#### [Supplied records]

☆ ☆ ☆ ☆

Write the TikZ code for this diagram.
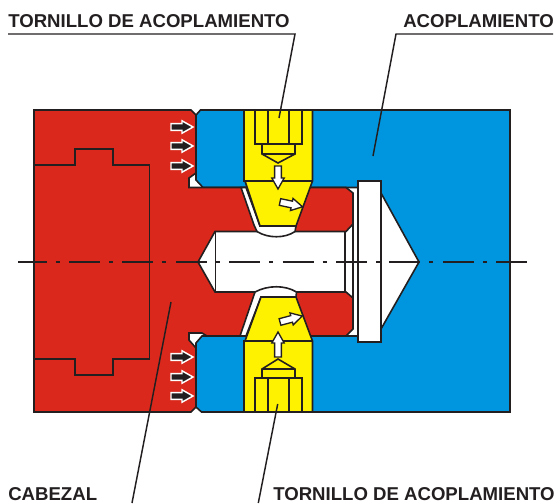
\documentclass[tikz,border=0pt]{standalone}
\usepackage{fontspec}
\setmainfont{Liberation Sans}
\definecolor{head-red}{HTML}{DA291C}
\definecolor{coupling-blue}{HTML}{0096DF}
\definecolor{screw-yellow}{HTML}{FFF200}
\definecolor{ink}{HTML}{231F20}
\tikzset{
  part/.style={draw=ink,line width=1.2pt,line join=miter},
  callout/.style={draw=ink,line width=1.1pt},
  caption/.style={anchor=base west,inner sep=0pt,text=ink,font=\fontsize{13.95}{16}\selectfont\bfseries},
  axis/.style={draw=ink,line width=0.8pt,dash pattern=on 23.25pt off 6.75pt on 3pt off 7.05pt,dash phase=1.8pt},
  press/.style={fill=ink,draw=white,line width=1.1pt},
  hollow/.style={fill=white,draw=ink,line width=1pt}
}
% arrow: [style]{tail x}{tail y}{angle}{length}
\newcommand{\forcearrow}[5][hollow]{%
\begin{scope}[shift={(#2,#3)},rotate=#4]
\path[#1] (0,-3.4) -- (#5-11,-3.4) -- (#5-11,-6.2) -- (#5,0) -- (#5-11,6.2) -- (#5-11,3.4) -- (0,3.4) -- cycle;
\end{scope}
}
\begin{document}
\begin{tikzpicture}[x=0.75pt,y=-0.75pt]
\useasboundingbox (0,0) rectangle (556,503);
% coupling
\path[part,fill=coupling-blue] (200.5,110) -- (510,110) -- (510,412) -- (201.5,412) -- (196,407) -- (196,343) -- (202,336) -- (358,336) -- (358,187.5) -- (203,187.5) -- (196,180) -- (196,115) -- cycle;
% head
\path[part,fill=head-red] (34,110) -- (191,110) -- (196,115) -- (196,173) -- (189,178) -- (189,187.5) -- (346,187.5) -- (353,193) -- (353,224) -- (346,231.5) -- (215,231.5) -- (198,262) -- (215,292) -- (346,292) -- (353,298) -- (353,329) -- (346,336) -- (207,336) -- (202,333) -- (189,333) -- (189,340) -- (196,348) -- (196,407) -- (191,412) -- (34,412) -- cycle;
\draw[part] (34,165) -- (75,165) -- (75,149) -- (113,149) -- (113,165) -- (149.5,165) -- (149.5,359) -- (113,359) -- (113,375) -- (75,375) -- (75,359) -- (34,359);
\draw[part] (215.5,231.5) -- (215.5,292);
\draw[part] (345,231.5) -- (345,292);
\draw[part] (353,224) -- (353,298);
% flange and cone
\path[part,fill=white] (381,193) -- (419,262) -- (381,329) -- cycle;
\path[part,fill=white] (358,181) rectangle (381,342);
% upper screw
\path[part,fill=white] (241,187.5) -- (254,225) -- (257,231.5) .. controls (268,238.5) and (285,238.5) .. (295,231.5) -- (296,226) -- (260,226) -- (246,187.5) -- cycle;
\path[part,fill=screw-yellow] (244,110) -- (312.5,110) -- (312.5,181) -- (296,226) -- (260,226) -- (245,181) -- (244,181) -- cycle;
\draw[part] (244,181) -- (312.5,181);
\draw[part] (255,110) -- (255,144) -- (302,144) -- (302,110);
\foreach \xtick in {268,289} {
  \draw[part] (\xtick,110) -- (\xtick,144);
}
\draw[part] (262,144) -- (262,154) -- (278,163) -- (295,154) -- (295,144);
\draw[part] (262,154) -- (295,154);
% lower screw
\path[part,fill=white] (240,336) -- (255,292) .. controls (268,285) and (285,285) .. (296.5,292) -- (296,297) -- (261,297) -- (246,336) -- cycle;
\path[part,fill=screw-yellow] (244,412) -- (312.5,412) -- (312.5,341) -- (296,297) -- (261,297) -- (245,341) -- (244,341) -- cycle;
\draw[part] (244,341) -- (312.5,341);
\draw[part] (255,412) -- (255,378) -- (302,378) -- (302,412);
\foreach \xtick in {268,289} {
  \draw[part] (\xtick,412) -- (\xtick,378);
}
\draw[part] (262,378) -- (262,369) -- (278,359) -- (295,369) -- (295,378);
\draw[part] (262,369) -- (295,369);
% force arrows
\foreach \ytail in {127,146,166,357,377,396} {
  \forcearrow[press]{171}{\ytail}{0}{22}
}
\forcearrow{278}{166}{-90}{23}
\forcearrow{278}{357}{90}{25}
\forcearrow{280}{202}{-12}{23}
\forcearrow{280}{322}{15}{23}
% centre line
\draw[axis] (18,262) -- (527,262);
% captions
\node[caption] (tornillo-top) at (8,27.5) {TORNILLO DE ACOPLAMIENTO};
\node[caption] (acoplamiento) at (403,27.5) {ACOPLAMIENTO};
\node[caption] (cabezal) at (8,500) {CABEZAL};
\node[caption] (tornillo-bottom) at (273,500) {TORNILLO DE ACOPLAMIENTO};
% callout lines
\coordinate (tornillo-top-start) at (8,34);
\coordinate (tornillo-top-knee) at (295,34);
\coordinate (tornillo-top-end) at (279,118);
\coordinate (acoplamiento-start) at (553,34);
\coordinate (acoplamiento-knee) at (396,34);
\coordinate (acoplamiento-end) at (373,156);
\coordinate (cabezal-start) at (132,503);
\coordinate (cabezal-end) at (171,302);
\coordinate (tornillo-bottom-start) at (258.3,503);
\coordinate (tornillo-bottom-end) at (277.7,404);
\draw[callout] (tornillo-top-start) -- (tornillo-top-knee) -- (tornillo-top-end);
\draw[callout] (acoplamiento-start) -- (acoplamiento-knee) -- (acoplamiento-end);
\draw[callout] (cabezal-start) -- (cabezal-end);
\draw[callout] (tornillo-bottom-start) -- (tornillo-bottom-end);
\end{tikzpicture}
\end{document}
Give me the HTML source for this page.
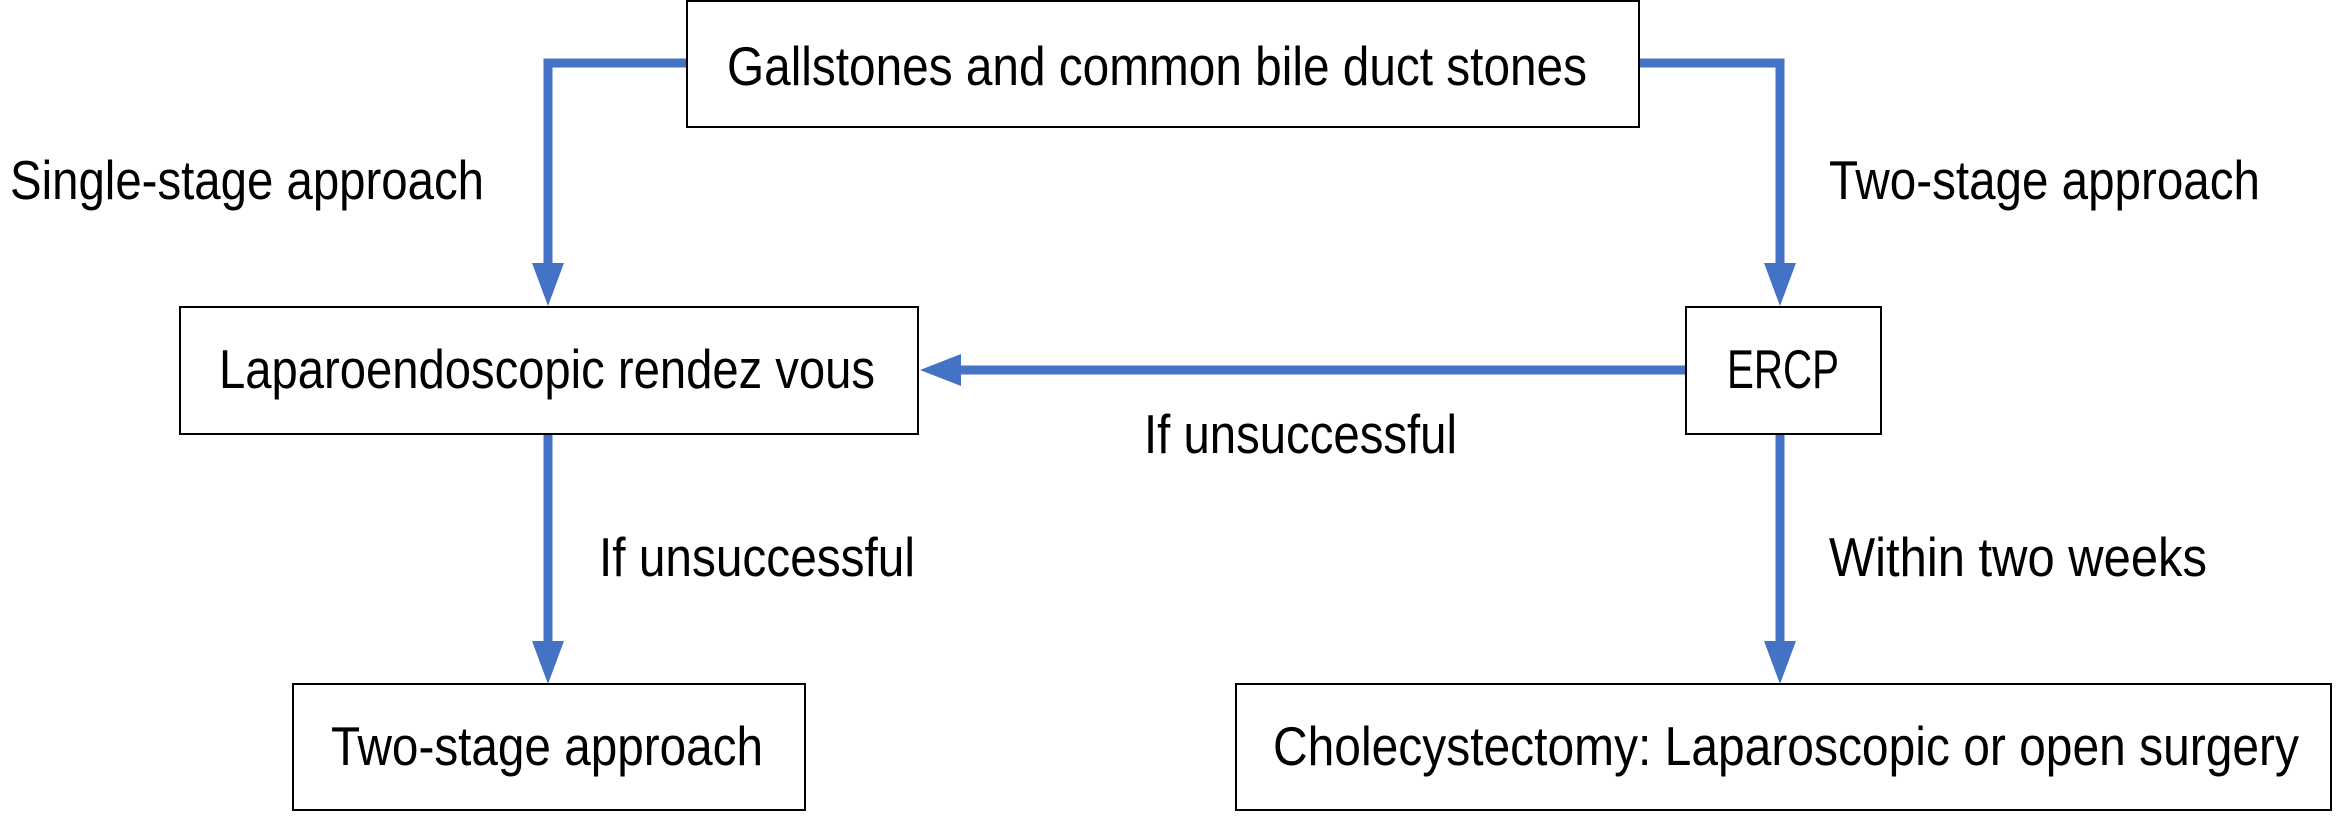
<!DOCTYPE html>
<html><head><meta charset="utf-8"><style>
html,body{margin:0;padding:0;background:#fff;}
svg{display:block;}
text{font-family:"Liberation Sans",sans-serif;font-size:55px;fill:#000;}
</style></head><body>
<svg width="2341" height="831" viewBox="0 0 2341 831" xmlns="http://www.w3.org/2000/svg">
<g fill="none" stroke="#4472C4" stroke-width="9">
<polyline points="687,63 548,63 548,266"/>
<polyline points="1639,63 1780,63 1780,266"/>
<line x1="1686" y1="370" x2="958" y2="370"/>
<line x1="548" y1="435" x2="548" y2="644"/>
<line x1="1780" y1="435" x2="1780" y2="644"/>
</g>
<g fill="#4472C4">
<polygon points="532,263 564,263 548,306"/>
<polygon points="1764,263 1796,263 1780,306"/>
<polygon points="961,354 961,386 920,370"/>
<polygon points="532,641 564,641 548,684"/>
<polygon points="1764,641 1796,641 1780,684"/>
</g>
<g fill="#fff" stroke="#000" stroke-width="2">
<rect x="687" y="1" width="952" height="126"/>
<rect x="180" y="307" width="738" height="127"/>
<rect x="1686" y="307" width="195" height="127"/>
<rect x="293" y="684" width="512" height="126"/>
<rect x="1236" y="684" width="1095" height="126"/>
</g>
<text x="727" y="85" textLength="860" lengthAdjust="spacingAndGlyphs">Gallstones and common bile duct stones</text>
<text x="219" y="388" textLength="656" lengthAdjust="spacingAndGlyphs">Laparoendoscopic rendez vous</text>
<text x="1727" y="388" textLength="112" lengthAdjust="spacingAndGlyphs">ERCP</text>
<text x="331" y="765" textLength="432" lengthAdjust="spacingAndGlyphs">Two-stage approach</text>
<text x="1273" y="765" textLength="1026" lengthAdjust="spacingAndGlyphs">Cholecystectomy: Laparoscopic or open surgery</text>
<text x="10" y="199" textLength="474" lengthAdjust="spacingAndGlyphs">Single-stage approach</text>
<text x="1829" y="199" textLength="431" lengthAdjust="spacingAndGlyphs">Two-stage approach</text>
<text x="1144" y="453" textLength="313" lengthAdjust="spacingAndGlyphs">If unsuccessful</text>
<text x="599" y="576" textLength="316" lengthAdjust="spacingAndGlyphs">If unsuccessful</text>
<text x="1829" y="576" textLength="378" lengthAdjust="spacingAndGlyphs">Within two weeks</text>
</svg>
</body></html>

☆ ☆ ☆ ☆

#### [Aim]
Answer with one number only: how many lines above contain the word "this".

#### [Complete output]
2